Naast deze christelijke iconografie heb ik in hetgeen voorafgaat ook al de alchemistische vermeld; beide hangen vaak zeer nauw samen en behoren tot de belangrijkste uitingen van de barokgeest. Het spreekt dan ook vanzelf dat barokke emblemata uit alchemistische hoek de abstract geworden driehoek, die enkel nog drie punten vertoont, eveneens zullen kennen. Eerder dan de christelijke iconografie zelf trouwens, want de alchemie behoort tot de hermetische en esoterische traditie, terwijl de christelijke iconografie in de eigenlijke zin toch ook steeds rekening moest houden met de exoterische rol van de kerk.
Ik geef en bespreek hiervan nog een aantal erg duidelijke voorbeelden.
Het embleem op de volgende afbeelding is een mooie variant op de driehoek, die hier onder de vorm van een ketting optreedt, waarbij we uiteraard aan de broederketen moeten denken, temeer daar de begeleidende tekst zo sterk de nadruk legt op zwijgzaamheid.
Hierna volgt een afbeelding uit het zeer mooie alchemistische Mutus Liber (Stomme Boek).
Het is een zeer rijk embleem, maar beneden treden de ons bekende drie puntjes tot twee maal toe op (zie uitvergroting).
Hierna weer de zon met drie in driehoek gestelde puntjes erin (tranen? ogen? duidelijk is het niet; er blijkt enkel met zekerheid uit dat advocaten toen al een slechte naam hadden).
Soms treedt ook het getal zes (2 x 3) op: de volgende afbeeldingen geven twee voorbeelden, waarbij de driehoeken gevormd worden door respectievelijk sterren en harten; de punt is hier wel naar beneden gericht.

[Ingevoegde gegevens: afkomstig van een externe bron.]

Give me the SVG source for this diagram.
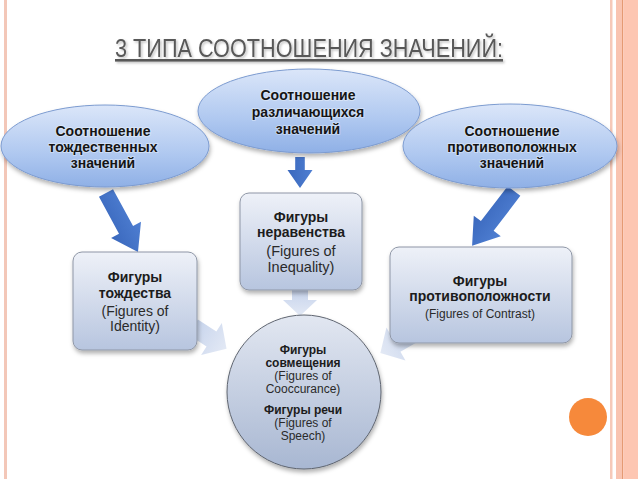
<svg xmlns="http://www.w3.org/2000/svg" width="638" height="479" viewBox="0 0 638 479">
<defs>
<linearGradient id="gEll" x1="0" y1="0" x2="0" y2="1">
<stop offset="0" stop-color="#dbe6f9"/>
<stop offset="0.6" stop-color="#afc8f0"/>
<stop offset="1" stop-color="#8fb0e6"/>
</linearGradient>
<linearGradient id="gBox" x1="0" y1="0" x2="0" y2="1">
<stop offset="0" stop-color="#eef1f8"/>
<stop offset="1" stop-color="#b7c5df"/>
</linearGradient>
<linearGradient id="gCirc" x1="0" y1="0" x2="0" y2="1">
<stop offset="0" stop-color="#e2e7f1"/>
<stop offset="1" stop-color="#a8b7d2"/>
</linearGradient>
<linearGradient id="gBlue" x1="0" y1="0" x2="0" y2="1">
<stop offset="0" stop-color="#4f7fd2"/>
<stop offset="1" stop-color="#3a68bd"/>
</linearGradient>
<linearGradient id="gPale" x1="0" y1="0" x2="1" y2="0">
<stop offset="0" stop-color="#c7d4ec"/>
<stop offset="1" stop-color="#e3e9f5"/>
</linearGradient>
<filter id="sh" x="-20%" y="-20%" width="140%" height="150%">
<feDropShadow dx="1" dy="3" stdDeviation="2" flood-color="#000" flood-opacity="0.3"/>
</filter>
<filter id="titsh" x="-5%" y="-20%" width="110%" height="150%">
<feDropShadow dx="1.5" dy="1.5" stdDeviation="0.8" flood-color="#000" flood-opacity="0.25"/>
</filter>
</defs>
<style>
.ell{fill:url(#gEll);stroke:#7c9bd0;stroke-width:1;filter:url(#sh)}
.box{fill:url(#gBox);stroke:#8e96a6;stroke-width:1;filter:url(#sh)}
.circ{fill:url(#gCirc);stroke:#5f6570;stroke-width:1;filter:url(#sh)}
.et{font-family:"Liberation Sans",Arial,sans-serif;font-weight:bold;font-size:14px;fill:#151515;text-anchor:middle;stroke:#ffffff;stroke-opacity:0.35;stroke-width:2px;paint-order:stroke;stroke-linejoin:round}
.b{font-family:"Liberation Sans",Arial,sans-serif;font-weight:bold;fill:#1c1c1c;text-anchor:middle}
.n{font-family:"Liberation Sans",Arial,sans-serif;fill:#2a2a2a;text-anchor:middle}
.blue{fill:url(#gBlue)}
.pale{fill:url(#gPale)}
</style>
<rect x="0" y="0" width="638" height="479" fill="#ffffff"/>
<g id="frame">
<rect x="4" y="0" width="3" height="479" fill="#f3c7b8"/>
<rect x="610" y="0" width="2.5" height="479" fill="#f6c9b9"/>
<rect x="616" y="0" width="6" height="479" fill="#f9c4b1"/>
<rect x="622" y="0" width="1.2" height="479" fill="#e59a73"/>
<rect x="623.2" y="0" width="14.8" height="479" fill="#fdc6b2"/>
</g>
<g id="title">
<text x="309" y="57" font-family="'Liberation Sans',Arial,sans-serif" font-size="26" fill="#595959" filter="url(#titsh)" textLength="388" lengthAdjust="spacingAndGlyphs" text-decoration="underline" text-anchor="middle">3 ТИПА СООТНОШЕНИЯ ЗНАЧЕНИЙ:</text>
</g>
<g id="connectors">
<path class="pale" d="M0,-8 L10,-8 L10,-17 L26,0 L10,17 L10,8 L0,8 Z" transform="translate(300,290) rotate(90)"/>
<path class="pale" d="M0,-9 L22,-9 L22,-19 L40,0 L22,19 L22,9 L0,9 Z" transform="translate(193,327) rotate(33)"/>
<path class="pale" d="M0,-9 L22,-9 L22,-19 L40,0 L22,19 L22,9 L0,9 Z" transform="translate(415,333) rotate(150)"/>
<path class="blue" d="M0,-8 L42,-8 L42,-17 L67,0 L42,17 L42,8 L0,8 Z" transform="translate(106,193) rotate(61.5)"/>
<path class="blue" d="M0,-4.8 L13,-4.8 L13,-12.5 L31,0 L13,12.5 L13,4.8 L0,4.8 Z" transform="translate(300,157) rotate(90)"/>
<path class="blue" d="M0,-8 L44,-8 L44,-17 L69,0 L44,17 L44,8 L0,8 Z" transform="translate(514,191) rotate(127.4)"/>
</g>
<g id="ell-left">
<ellipse class="ell" cx="105" cy="146" rx="104" ry="41"/>
<text class="et" x="103" y="136">Соотношение</text>
<text class="et" x="103" y="152">тождественных</text>
<text class="et" x="103" y="168">значений</text>
</g>
<g id="ell-mid">
<ellipse class="ell" cx="309" cy="111" rx="111" ry="42"/>
<text class="et" x="308" y="100">Соотношение</text>
<text class="et" x="308" y="117">различающихся</text>
<text class="et" x="308" y="134">значений</text>
</g>
<g id="ell-right">
<ellipse class="ell" cx="510" cy="146" rx="107" ry="42"/>
<text class="et" x="512" y="136">Соотношение</text>
<text class="et" x="512" y="152">противоположных</text>
<text class="et" x="512" y="168">значений</text>
</g>
<g id="box-left">
<rect class="box" x="73" y="252" width="124" height="98" rx="9"/>
<text class="b" x="135" y="282" font-size="14">Фигуры</text>
<text class="b" x="135" y="298" font-size="14">тождества</text>
<text class="n" x="135" y="316" font-size="14">(Figures of</text>
<text class="n" x="135" y="331" font-size="14">Identity)</text>
</g>
<g id="box-mid">
<rect class="box" x="240" y="193" width="122" height="97" rx="9"/>
<text class="b" x="301" y="222" font-size="14">Фигуры</text>
<text class="b" x="301" y="237" font-size="14">неравенства</text>
<text class="n" x="301" y="256" font-size="14.5">(Figures of</text>
<text class="n" x="301" y="272" font-size="14.5">Inequality)</text>
</g>
<g id="box-right">
<rect class="box" x="390" y="247" width="182" height="96" rx="9"/>
<text class="b" x="480" y="286" font-size="14">Фигуры</text>
<text class="b" x="480" y="301" font-size="14">противоположности</text>
<text class="n" x="480" y="318" font-size="12">(Figures of Contrast)</text>
</g>
<g id="circle-center">
<circle class="circ" cx="304" cy="392" r="77"/>
<text class="b" x="303" y="354" font-size="12">Фигуры</text>
<text class="b" x="303" y="367" font-size="12">совмещения</text>
<text class="n" x="303" y="380" font-size="12">(Figures of</text>
<text class="n" x="303" y="393" font-size="12">Cooccurance)</text>
<text class="b" x="303" y="414" font-size="12">Фигуры речи</text>
<text class="n" x="303" y="427" font-size="12">(Figures of</text>
<text class="n" x="303" y="440" font-size="12">Speech)</text>
</g>
<g id="dot">
<circle cx="588" cy="417" r="19" fill="#f6893b"/>
</g>
</svg>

Van een rijker gehalte zijn de volgende afbeeldingen. Rijker, niet alleen omdat er meer elementen in de tekening aanwezig zijn, of omdat deze meer symbolen bevatten en daardoor aanleiding geven tot meer en diepere bezinning; maar ook omdat het getal drie hier optreedt met het getal zeven, zodat we de twee getallen bij elkaar hebben, die het meest als sacraal beschouwd worden.

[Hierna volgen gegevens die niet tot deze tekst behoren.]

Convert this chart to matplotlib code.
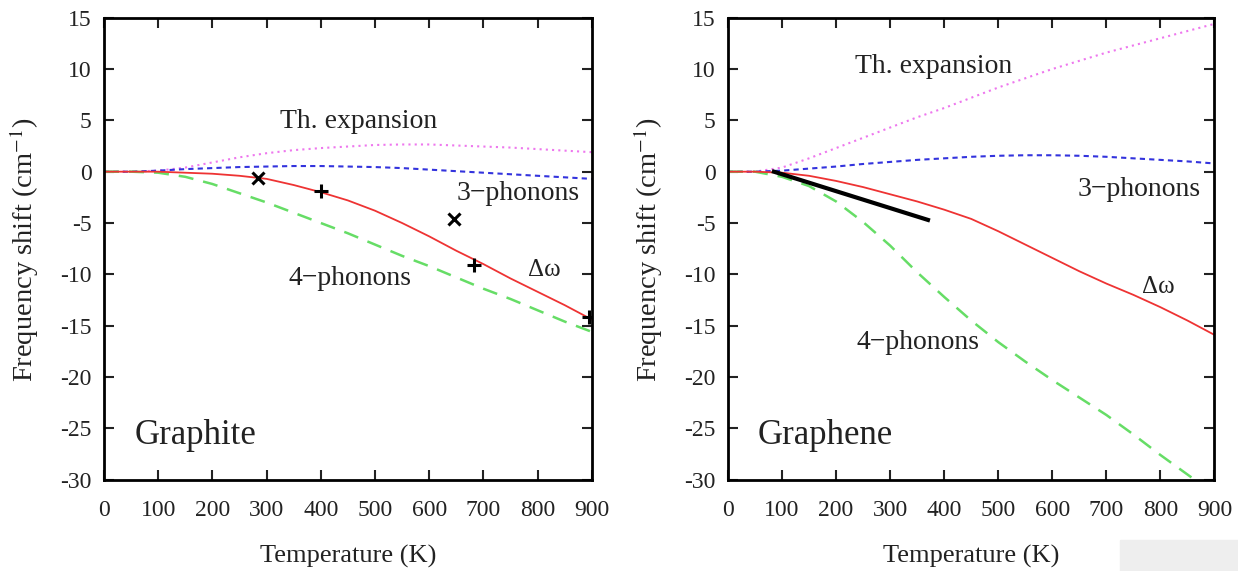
import numpy as np
import matplotlib
matplotlib.use("Agg")
import matplotlib.pyplot as plt
from matplotlib.patches import Rectangle

plt.rcParams['font.family'] = ['Liberation Serif', 'DejaVu Serif']
plt.rcParams['mathtext.fontset'] = 'stix'
plt.rcParams['axes.unicode_minus'] = False

# temperatures (K)
T = [0, 50, 100, 150, 200, 250, 300, 350, 400, 450, 500, 550, 600, 650, 700, 750, 800, 850, 900]

# graphite
gt_th = [0, 0, 0.1, 0.4, 0.9, 1.4, 1.8, 2.1, 2.3, 2.45, 2.6, 2.65, 2.65, 2.55, 2.45, 2.35, 2.2, 2.05, 1.9]
gt_3ph = [0, 0, 0.1, 0.25, 0.35, 0.45, 0.5, 0.55, 0.55, 0.5, 0.45, 0.35, 0.2, 0.05, -0.1, -0.25, -0.4, -0.55, -0.7]
gt_4ph = [0, 0, -0.1, -0.5, -1.2, -2.1, -3.0, -4.0, -5.0, -6.0, -7.1, -8.2, -9.2, -10.3, -11.4, -12.4, -13.5, -14.6, -15.6]
gt_dw = [0, 0, 0, -0.1, -0.2, -0.4, -0.7, -1.3, -2.0, -2.8, -3.8, -5.0, -6.3, -7.7, -9.0, -10.4, -11.7, -13.0, -14.4]
# experimental points graphite
gt_x_T = [285, 645]
gt_x_v = [-0.6, -4.6]
gt_p_T = [400, 682, 895]
gt_p_v = [-1.9, -9.1, -14.2]

# graphene
gn_th = [0, 0, 0.4, 1.3, 2.3, 3.3, 4.3, 5.3, 6.2, 7.2, 8.2, 9.1, 10.0, 10.8, 11.6, 12.3, 13.0, 13.7, 14.4]
gn_3ph = [0, 0, 0.1, 0.3, 0.5, 0.75, 0.95, 1.15, 1.3, 1.45, 1.55, 1.6, 1.6, 1.55, 1.45, 1.3, 1.15, 1.0, 0.8]
gn_4ph = [0, 0, -0.5, -1.4, -2.9, -4.9, -7.2, -9.8, -12.2, -14.5, -16.6, -18.5, -20.3, -22.0, -23.7, -25.6, -27.6, -29.5, -31.4]
gn_dw = [0, 0, -0.1, -0.4, -0.9, -1.5, -2.2, -2.9, -3.7, -4.6, -5.8, -7.1, -8.4, -9.7, -10.9, -12.0, -13.2, -14.5, -15.9]
gn_exp_T = [85, 370]
gn_exp_v = [0, -4.7]

c_red = '#ee3333'
c_green = '#66dd66'
c_blue = '#3333dd'
c_pink = '#ee77ee'
c_txt = '#222222'

fig = plt.figure(figsize=(12.38, 5.71), dpi=100)
ax1 = fig.add_axes([0.084, 0.160, 0.394, 0.809])
ax2 = fig.add_axes([0.588, 0.160, 0.393, 0.809])

for ax in (ax1, ax2):
    ax.set_xlim(0, 900)
    ax.set_ylim(-30, 15)
    ax.set_xticks(range(0, 901, 100))
    ax.set_yticks(range(-30, 16, 5))
    ax.tick_params(direction='in', top=True, right=True, length=7, width=1.5,
                   labelsize=17, colors=c_txt)
    ax.tick_params(axis='x', pad=15)
    ax.tick_params(axis='y', pad=9)
    for s in ax.spines.values():
        s.set_linewidth(2)
    ax.set_xlabel('Temperature (K)', fontsize=19, labelpad=17, color=c_txt)
    ax.set_ylabel('Frequency shift (cm$^{-1}$)', fontsize=20.5, color=c_txt)
    ax.yaxis.set_label_coords(-0.13, 0.498)

# left panel
ax1.plot(T, gt_th, color=c_pink, ls=(0, (1, 2)), lw=1.5)
ax1.plot(T, gt_3ph, color=c_blue, ls=(0, (2.5, 2)), lw=1.5)
ax1.plot(T, gt_4ph, color=c_green, ls=(0, (6, 4)), lw=1.8)
ax1.plot(T, gt_dw, color=c_red, lw=1.3)
ax1.plot(gt_x_T, gt_x_v, 'kx', ms=8, mew=2.2)
ax1.plot(gt_p_T, gt_p_v, 'k+', ms=10, mew=2.2)
ax1.text(470, 4.9, 'Th. expansion', fontsize=20, ha='center', va='center', color=c_txt)
ax1.text(765, -2.1, '3\u2212phonons', fontsize=20, ha='center', va='center', color=c_txt)
ax1.text(453, -10.4, '4\u2212phonons', fontsize=20, ha='center', va='center', color=c_txt)
ax1.text(813, -9.6, '\u0394\u03c9', fontsize=18, ha='center', va='center', color=c_txt)
ax1.text(57, -25.7, 'Graphite', fontsize=25, ha='left', va='center', color=c_txt)

# right panel
ax2.plot(T, gn_th, color=c_pink, ls=(0, (1, 2)), lw=1.5)
ax2.plot(T, gn_3ph, color=c_blue, ls=(0, (2.5, 2)), lw=1.5)
ax2.plot(T, gn_4ph, color=c_green, ls=(0, (6, 4)), lw=1.8)
ax2.plot(T, gn_dw, color=c_red, lw=1.3)
ax2.plot(gn_exp_T, gn_exp_v, color='black', lw=3)
ax2.text(381, 10.2, 'Th. expansion', fontsize=20, ha='center', va='center', color=c_txt)
ax2.text(760, -1.7, '3\u2212phonons', fontsize=20, ha='center', va='center', color=c_txt)
ax2.text(351, -16.6, '4\u2212phonons', fontsize=20, ha='center', va='center', color=c_txt)
ax2.text(797, -11.2, '\u0394\u03c9', fontsize=18, ha='center', va='center', color=c_txt)
ax2.text(55, -25.7, 'Graphene', fontsize=25, ha='left', va='center', color=c_txt)

# grey box in the lower right corner
fig.patches.append(Rectangle((1120 / 1238, 0), 118 / 1238, 31 / 571,
                             transform=fig.transFigure, color='#eeeeee', zorder=0))

fig.savefig('out.png', dpi=100)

In deze afbeelding is het weer de driehoek mèt drie punten erin die het geheel bekroont; daardoor is het ook duidelijk symbool voor de Heilige Drievuldigheid. Maar daarnaast treden zeven zonnen, zeven manen en zeven rotsen op. Ook de volgende afbeelding toont als kroon op het werk een driehoeksvariant,
terwijl in het baldakijn zeven vlammende zonnen afgebeeld staan rond een centrale zon, waarin de zespuntige ster (de vlammende ster?) in een cirkel.
De figuur hieronder is daar weer een duidelijkere, want concretere variant op:
hier hebben we beneden zeven aartsengelen, terwijl bovenaan de Vader, de Zoon en de Heilige Geest afgebeeld staan als een driehoek, met telkens een aangepaste nimbus, de driehoek bij de Vader.

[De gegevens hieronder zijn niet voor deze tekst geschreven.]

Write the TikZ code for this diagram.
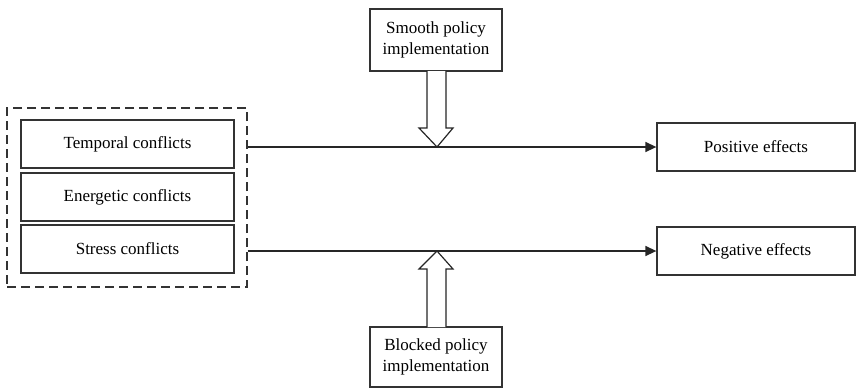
\documentclass[tikz,border=0pt]{standalone}
\usepackage{fontspec}
\setmainfont{Liberation Serif}
\usetikzlibrary{arrows.meta}
\begin{document}
\begin{tikzpicture}[x=1pt,y=-1pt,
  box/.style={draw=black!80,line width=1.3pt,inner sep=0pt,align=center,font=\fontsize{17}{20.5}\selectfont},
  conn/.style={line width=1.4pt,draw=black!85,-{Triangle[length=11pt,width=10pt]}},
  hollow/.style={draw=black!85,line width=1.2pt,fill=white,line join=miter}]
\useasboundingbox (0,0) rectangle (857,389);
\node[draw=black!80,dashed,dash pattern=on 9pt off 5pt,line width=1.3pt,minimum width=240pt,minimum height=179pt] (grp) at (127,197.5) {};
\node[box,minimum width=213pt,minimum height=48pt] (tc) at (127.5,144) {Temporal conflicts};
\node[box,minimum width=213pt,minimum height=48pt] (ec) at (127.5,197) {Energetic conflicts};
\node[box,minimum width=213pt,minimum height=48pt] (sc) at (127.5,249) {Stress conflicts};
\node[box,minimum width=198pt,minimum height=48pt] (pe) at (756,147) {Positive effects};
\node[box,minimum width=198pt,minimum height=48pt] (ne) at (756,251) {Negative effects};
\node[box,minimum width=132pt,minimum height=62pt] (sp) at (436,40) {Smooth policy\\implementation};
\node[box,minimum width=132pt,minimum height=60pt] (bp) at (436,357) {Blocked policy\\implementation};
\draw[conn] (grp.east |- pe.west) -- (pe.west);
\draw[conn] (grp.east |- ne.west) -- (ne.west);
\coordinate (t1) at (437,147);
\coordinate (t2) at (437,251);
\draw[hollow] (427,71) -- (427,128) -- (419,128) -- (t1) -- (453,128) -- (446,128) -- (446,71);
\draw[hollow] (427,327) -- (427,269) -- (419,269) -- (t2) -- (453,269) -- (446,269) -- (446,327);
\end{tikzpicture}
\end{document}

Het lijkt me duidelijk dat hetgeen ik reeds meermaals betoogde uit de iconografische voorbeelden die ik hier gegeven heb afgelezen kan worden: de maçonnieke afkorting, de zgn. drie puntjes, komt inderdaad uit de christelijke en meer nog de alchemistische iconografie voort, zoals de sacrale betekenis en het sacrale gebruik van de drie en de driehoek tout court.
Wat de drie puntjes zelf betreft, volgens Ligou zouden die voor het eerste zijn verschenen in Besançon op 3 december 1764 [54]. De exacte datum is natuurlijk niet echt van belang; wezenlijk is dat we nog steeds in de barokperiode zijn. Daarenboven begon men toen ook reeds allerlei systemen van hogere graden uit te werken, en volgens Ligou zouden alleszins de drie puntjes, maar ook andere sacrale zaken via een van die graden in de vrijmetselarij, ook de blauwe, terecht gekomen kunnen zijn. Het betreft de graad van ‘Ecossais Trinitaire’, de huidige 26ste van de AASR. Het is een graad die zou dateren uit het midden van de 18de eeuw, maar belangrijker is dat het een graad is die volledig in het teken staat van de Heilige Drievuldigheid, en zodoende eigenlijk nog christelijker is dan de 18de, die over het algemeen als de meest christelijke van de AASR wordt beschouwd – ook al is de invloed van de rosenkruisers erop zeker niet te veronachtzamen. Misschien is deze 26ste graad niet alleen christelijker, maar gelet op de aard ervan zou hij heel goed een brugrol gespeeld kunnen hebben tussen vroegere hermetische en esoterische stromingen – al dan niet binnen het Christendom – en de vrijmetselarij. Of dat al onderzocht werd weet ik niet; indien niet ligt hier alleszins nog een mooi onderzoeksterrein braak.